_WHAT YOU SHOULD DO_
Set the data down again, exactly as it reads, but without the pictures.

_GIVEN DATA_
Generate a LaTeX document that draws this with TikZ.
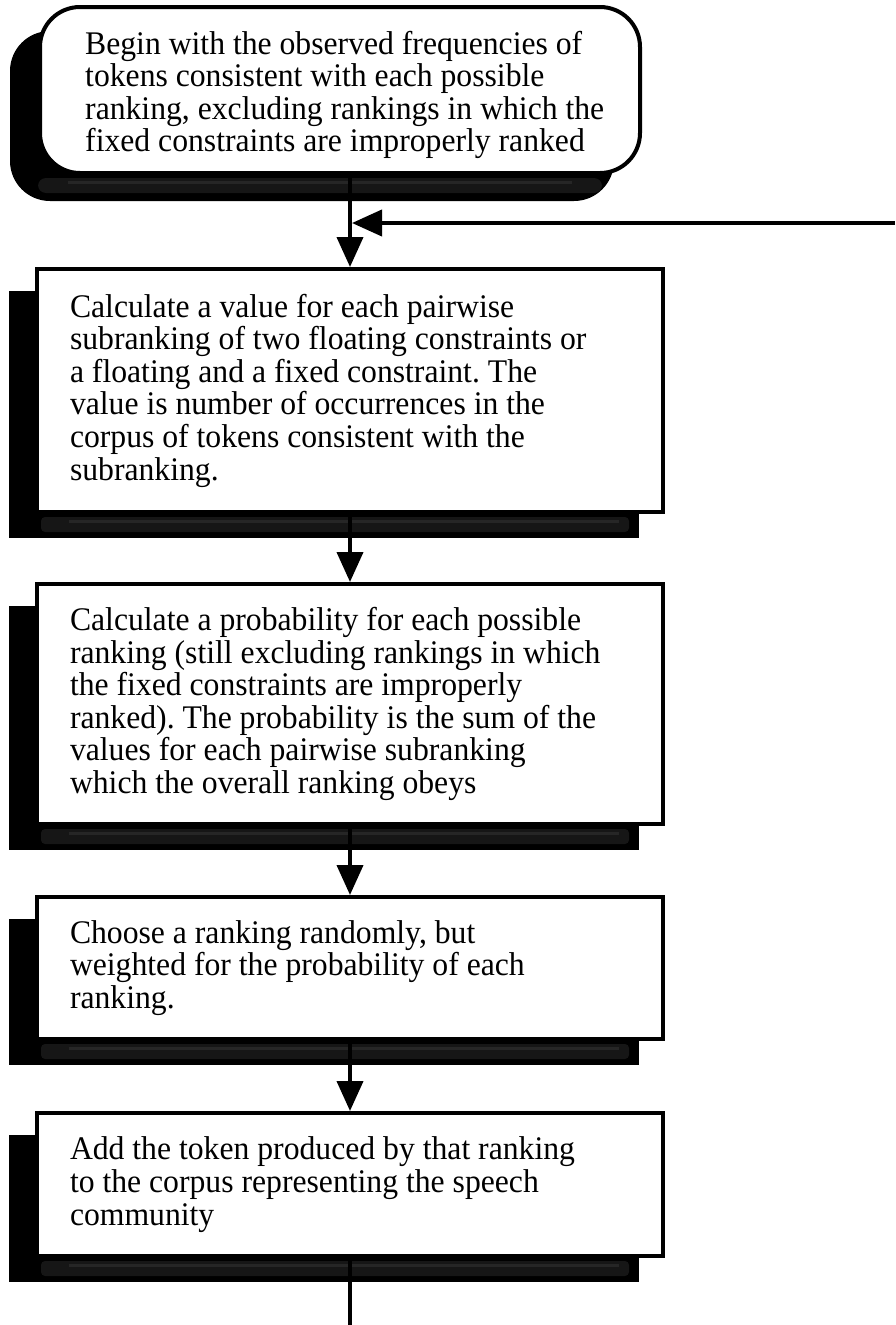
\documentclass[tikz,border=0pt]{standalone}
\usepackage{fontspec}
\setmainfont{Liberation Serif}[FakeStretch=0.96]
\frenchspacing
\usetikzlibrary{arrows.meta,calc,backgrounds}
\definecolor{bandA}{HTML}{161616}
\definecolor{bandB}{HTML}{262626}
\begin{document}
\begin{tikzpicture}[x=1pt,y=-1pt,
  txt/.style={font=\fontsize{33}{32.6}\selectfont},
  stepbox/.style={txt,draw=black,line width=4pt,fill=white,rectangle,anchor=north west,
    text width=560pt,inner xsep=33pt,inner ysep=0pt,align=flush left},
  startbox/.style={draw=black,line width=4pt,fill=white,rounded corners=40pt,anchor=north west,
    minimum width=600pt,minimum height=166pt},
  conn/.style={line width=4pt,draw=black},
  tip/.style={-{Triangle[length=30pt,width=26pt]}},
]
\useasboundingbox (0,0) rectangle (895,1325);

\node[startbox] (b1) at (38,5) {};
\node[txt,align=left,anchor=west,inner sep=0pt] (t1) at ($(b1.west)+(47,5)$) {Begin with the observed frequencies of\\tokens consistent with each possible\\ranking, excluding rankings in which the\\fixed constraints are improperly ranked};
\node[stepbox,minimum height=243pt] (b2) at (35,267) {Calculate a value for each pairwise\\subranking of two floating constraints or\\a floating and a fixed constraint. The\\value is number of occurrences in the\\corpus of tokens consistent with the\\subranking.};
\node[stepbox,minimum height=240pt] (b3) at (35,582) {Calculate a probability for each possible\\ranking (still excluding rankings in which\\the fixed constraints are improperly\\ranked). The probability is the sum of the\\values for each pairwise subranking\\which the overall ranking obeys};
\node[stepbox,minimum height=142pt] (b4) at (35,895) {Choose a ranking randomly, but\\weighted for the probability of each\\ranking.};
\node[stepbox,minimum height=143pt] (b5) at (35,1111) {Add the token produced by that ranking\\to the corpus representing the speech\\community};

\begin{scope}[on background layer]
  \fill[black,rounded corners=40pt] ($(b1.north west)+(-28,26)$) rectangle ($(b1.south east)+(-28,26)$);
  \fill[bandA,rounded corners=8pt] ($(b1.south west)+(0,3)$) rectangle ($(b1.south east)+(-40,18)$);
  \fill[bandB] ($(b1.south west)+(30,6)$) rectangle ($(b1.south east)+(-70,9)$);
  \foreach \n in {b2,b3,b4,b5}{
    \fill[black] ($(\n.north west)+(-26,24)$) rectangle ($(\n.south east)+(-26,24)$);
    \fill[bandA,rounded corners=4pt] ($(\n.south west)+(6,3)$) rectangle ($(\n.south east)+(-36,18)$);
    \fill[bandB] ($(\n.south west)+(34,6)$) rectangle ($(\n.south east)+(-46,9)$);
  }
\end{scope}

\coordinate (fb) at (895,223);
\coordinate (end) at (350,1325);
\draw[conn,tip] (b2.north |- b1.south) -- (b2.north);
\draw[conn,tip,shorten >=2pt] (fb) -- (fb -| b2.north);
\draw[conn,tip] (b2.south) -- (b3.north);
\draw[conn,tip] (b3.south) -- (b4.north);
\draw[conn,tip] (b4.south) -- (b5.north);
\draw[conn] (b5.south) -- (b5.south |- end);
\end{tikzpicture}
\end{document}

_FINAL ANSWER_
Generate a LaTeX document that draws this with TikZ.
\documentclass[tikz,border=0pt]{standalone}
\usepackage{fontspec}
\setmainfont{Liberation Serif}[FakeStretch=0.96]
\frenchspacing
\usetikzlibrary{arrows.meta,calc,backgrounds}
\definecolor{bandA}{HTML}{161616}
\definecolor{bandB}{HTML}{262626}
\begin{document}
\begin{tikzpicture}[x=1pt,y=-1pt,
  txt/.style={font=\fontsize{33}{32.6}\selectfont},
  stepbox/.style={txt,draw=black,line width=4pt,fill=white,rectangle,anchor=north west,
    text width=560pt,inner xsep=33pt,inner ysep=0pt,align=flush left},
  startbox/.style={draw=black,line width=4pt,fill=white,rounded corners=40pt,anchor=north west,
    minimum width=600pt,minimum height=166pt},
  conn/.style={line width=4pt,draw=black},
  tip/.style={-{Triangle[length=30pt,width=26pt]}},
]
\useasboundingbox (0,0) rectangle (895,1325);

\node[startbox] (b1) at (38,5) {};
\node[txt,align=left,anchor=west,inner sep=0pt] (t1) at ($(b1.west)+(47,5)$) {Begin with the observed frequencies of\\tokens consistent with each possible\\ranking, excluding rankings in which the\\fixed constraints are improperly ranked};
\node[stepbox,minimum height=243pt] (b2) at (35,267) {Calculate a value for each pairwise\\subranking of two floating constraints or\\a floating and a fixed constraint. The\\value is number of occurrences in the\\corpus of tokens consistent with the\\subranking.};
\node[stepbox,minimum height=240pt] (b3) at (35,582) {Calculate a probability for each possible\\ranking (still excluding rankings in which\\the fixed constraints are improperly\\ranked). The probability is the sum of the\\values for each pairwise subranking\\which the overall ranking obeys};
\node[stepbox,minimum height=142pt] (b4) at (35,895) {Choose a ranking randomly, but\\weighted for the probability of each\\ranking.};
\node[stepbox,minimum height=143pt] (b5) at (35,1111) {Add the token produced by that ranking\\to the corpus representing the speech\\community};

\begin{scope}[on background layer]
  \fill[black,rounded corners=40pt] ($(b1.north west)+(-28,26)$) rectangle ($(b1.south east)+(-28,26)$);
  \fill[bandA,rounded corners=8pt] ($(b1.south west)+(0,3)$) rectangle ($(b1.south east)+(-40,18)$);
  \fill[bandB] ($(b1.south west)+(30,6)$) rectangle ($(b1.south east)+(-70,9)$);
  \foreach \n in {b2,b3,b4,b5}{
    \fill[black] ($(\n.north west)+(-26,24)$) rectangle ($(\n.south east)+(-26,24)$);
    \fill[bandA,rounded corners=4pt] ($(\n.south west)+(6,3)$) rectangle ($(\n.south east)+(-36,18)$);
    \fill[bandB] ($(\n.south west)+(34,6)$) rectangle ($(\n.south east)+(-46,9)$);
  }
\end{scope}

\coordinate (fb) at (895,223);
\coordinate (end) at (350,1325);
\draw[conn,tip] (b2.north |- b1.south) -- (b2.north);
\draw[conn,tip,shorten >=2pt] (fb) -- (fb -| b2.north);
\draw[conn,tip] (b2.south) -- (b3.north);
\draw[conn,tip] (b3.south) -- (b4.north);
\draw[conn,tip] (b4.south) -- (b5.north);
\draw[conn] (b5.south) -- (b5.south |- end);
\end{tikzpicture}
\end{document}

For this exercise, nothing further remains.